None has been perfected.
NJIT researchers still need to prove the gun's "software is equally as reliable" as the gun's hardware even under crisis conditions, said Donald Sebastian, a biomedical engineer who heads the project.
Sebastian believes the NJIT prototype, when perfected, would not only convince law enforcement skeptics, but it would cost less than $50 extra.
"It would have rendered the gun inoperable in the hand of the [Atlanta] suspect," he said.
But Sebastian cautioned that no gun is foolproof.
"We have the word 'misfire' in the English language for a reason," he said.
In fact, Hollingsworth, who now works as a bailiff at the county courthouse where Polke was tried, testified that the gun pointed at his head backfired, giving him a life-saving chance to get to his patrol car and call for back-up.
The Atlanta rampage began after rape suspect Brian Nichols, a 200-lb former college linebacker, allegedly overpowered an unarmed female deputy and took her gun out of a lockbox.
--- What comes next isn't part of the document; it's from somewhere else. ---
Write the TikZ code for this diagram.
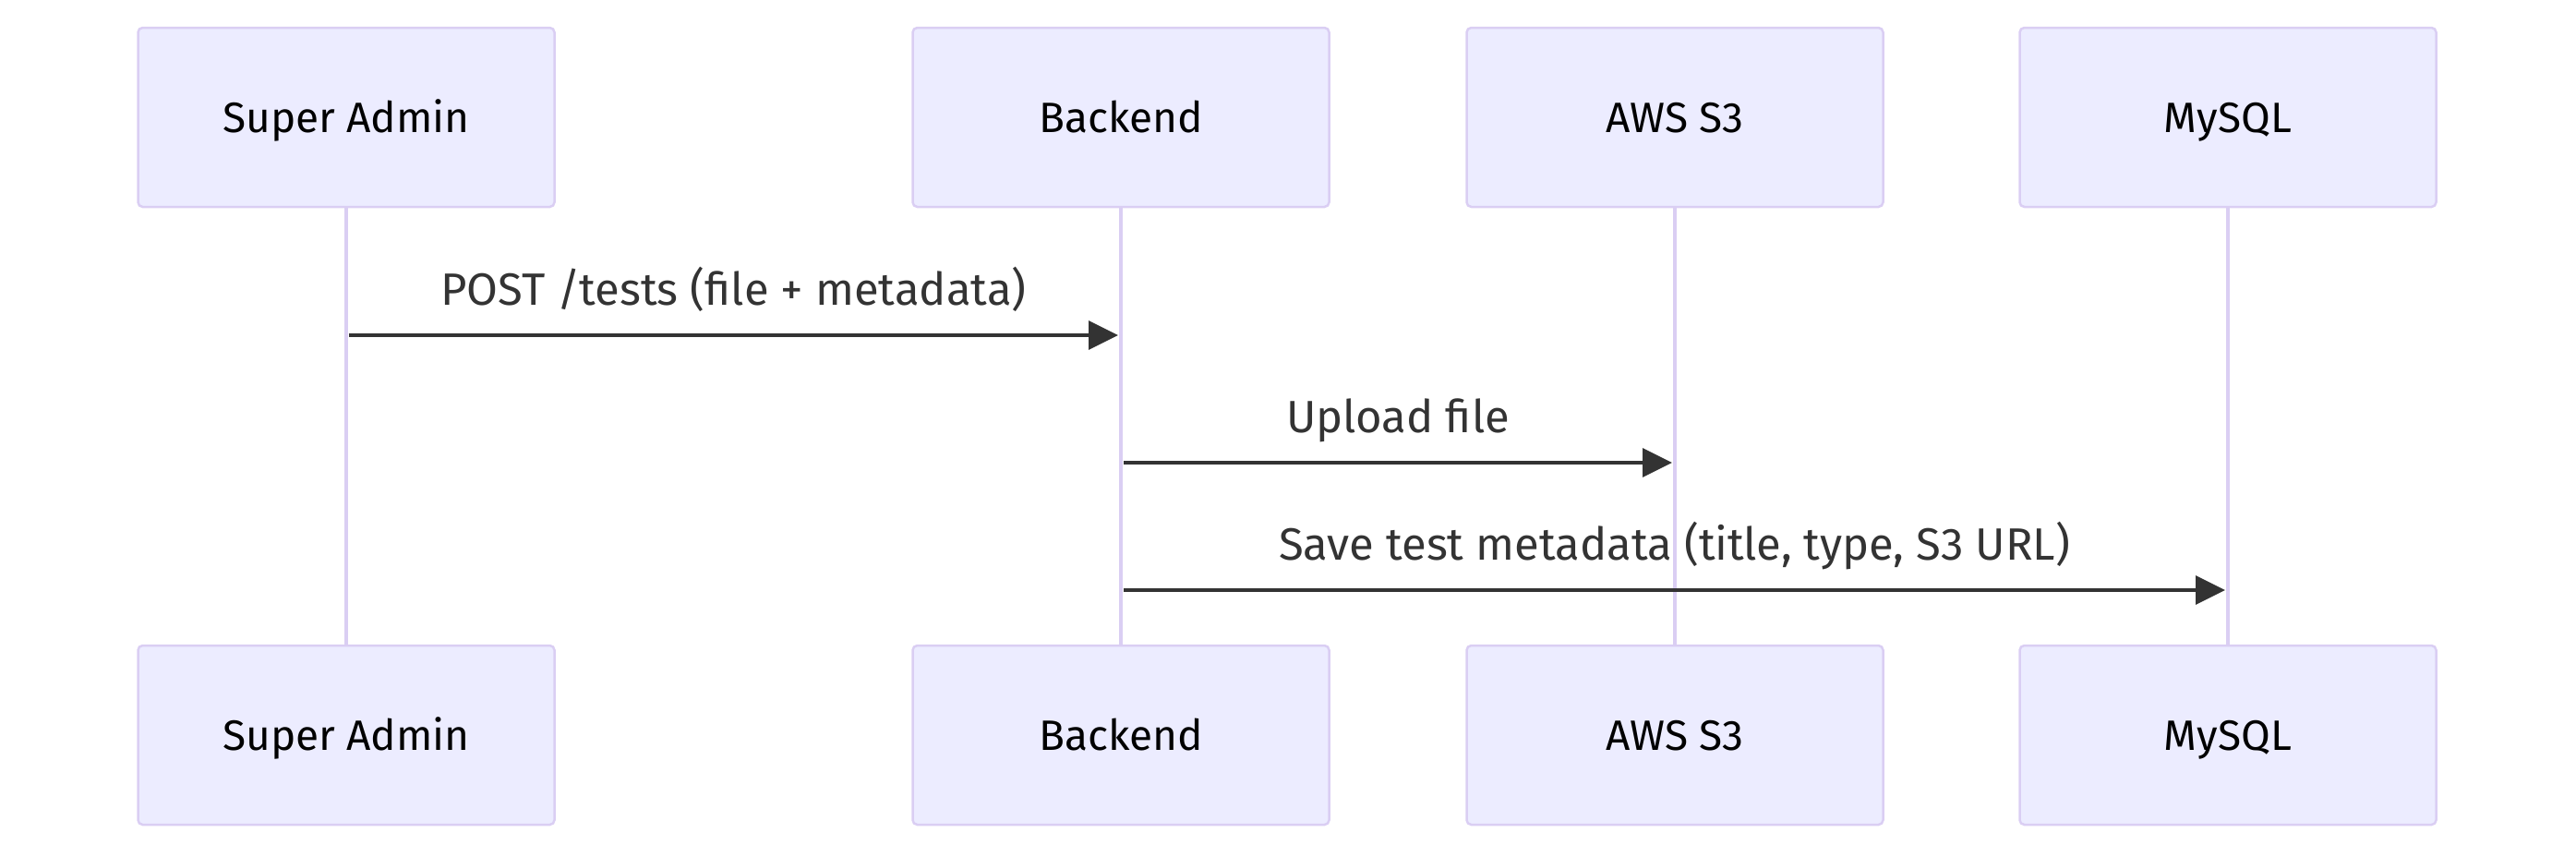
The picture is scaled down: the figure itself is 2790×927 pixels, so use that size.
\documentclass[tikz,border=0pt]{standalone}
\usepackage{fontspec}
\setmainfont{Fira Sans}
\usetikzlibrary{arrows.meta}
\definecolor{actfill}{HTML}{ECECFF}
\definecolor{actline}{HTML}{DACEF3}
\definecolor{msg}{HTML}{333333}
\begin{document}
\begin{tikzpicture}[x=1pt,y=-1pt,
  actor/.style={draw=actline, fill=actfill, line width=2.5pt, rounded corners=5pt,
    minimum width=451pt, minimum height=194pt, inner sep=0pt,
    text height=32pt, text depth=0pt,
    font=\fontsize{46}{54}\selectfont, text=black},
  life/.style={draw=actline, line width=4.5pt},
  msgarrow/.style={draw=msg, line width=3.5pt, -{Triangle[length=32pt,width=31pt]}},
  msglabel/.style={font=\fontsize{49}{58}\selectfont, text=msg, anchor=base, yshift=33pt}]
\useasboundingbox (0,0) rectangle (2790,927);
\node[actor] (saT) at (375,127) {Super Admin};
\node[actor] (beT) at (1214,127) {Backend};
\node[actor] (s3T) at (1814,127) {AWS S3};
\node[actor] (dbT) at (2413,127) {MySQL};
\node[actor] (saB) at (375,796) {Super Admin};
\node[actor] (beB) at (1214,796) {Backend};
\node[actor] (s3B) at (1814,796) {AWS S3};
\node[actor] (dbB) at (2413,796) {MySQL};
\draw[life] (saT.south) -- (saB.north);
\draw[life] (beT.south) -- (beB.north);
\draw[life] (s3T.south) -- (s3B.north);
\draw[life] (dbT.south) -- (dbB.north);
\coordinate (m1) at (0,363);
\coordinate (m2) at (0,501);
\coordinate (m3) at (0,639);
\draw[msgarrow] ([xshift=3pt]saT.south |- m1) -- ([xshift=-3pt]beT.south |- m1)
  node[midway, msglabel] {POST /tests (file + metadata)};
\draw[msgarrow] ([xshift=3pt]beT.south |- m2) -- ([xshift=-3pt]s3T.south |- m2)
  node[midway, msglabel] {Upload file};
\draw[msgarrow] ([xshift=3pt]beT.south |- m3) -- ([xshift=-3pt]dbT.south |- m3)
  node[midway, msglabel] {Save test metadata (title, type, S3 URL)};
\end{tikzpicture}
\end{document}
Can anyone verify this part about the lockbox? This is the first that I have heard about it. Is this the same as the lockbox for airline pilots or Social Security?
Why in God's name would they exempt cops when that's where this is most likely to happen. I know why, and everyone else does too I imagine.
No smart guns until the cops have used them for 5 years. Make the cops use them mandatory. Make it optional for civilians.
maybe a barrel obstruction ???
The lockbox story has gotten a little play, although he evidently knew where the box was and which key on her ring opened it...
When "smart guns" have a failure rate of 1-in-10,000 rounds like a modern combat handgun under military test conditions, they can come talk to me. Until then, they can cram it. A defensive firearm is about reliability above all else.
Uh, huh. Unless your hand is sweaty from fear or exerrtion and your grip is "off." Or your primary hand is injured and you have to fire off-hand. Or you have to use another cop's gun. Etcetcetc.
Let the police test it first, for ten years. Starting with the bodyguards of politicians.
How's the book going?
Seems smart cops/supervisors would be more helpful.
Weapons retention training should be a basic. How would the 'smart' gun have worked with wounded cops and bloody hands? Would one cop be able to use his partner's gun? etc., etc., here we go again.....
Amd that is only HALF of a brain!
LOL, you get the idea.
Too slowly! If I'm finished during 2005, I'll be lucky.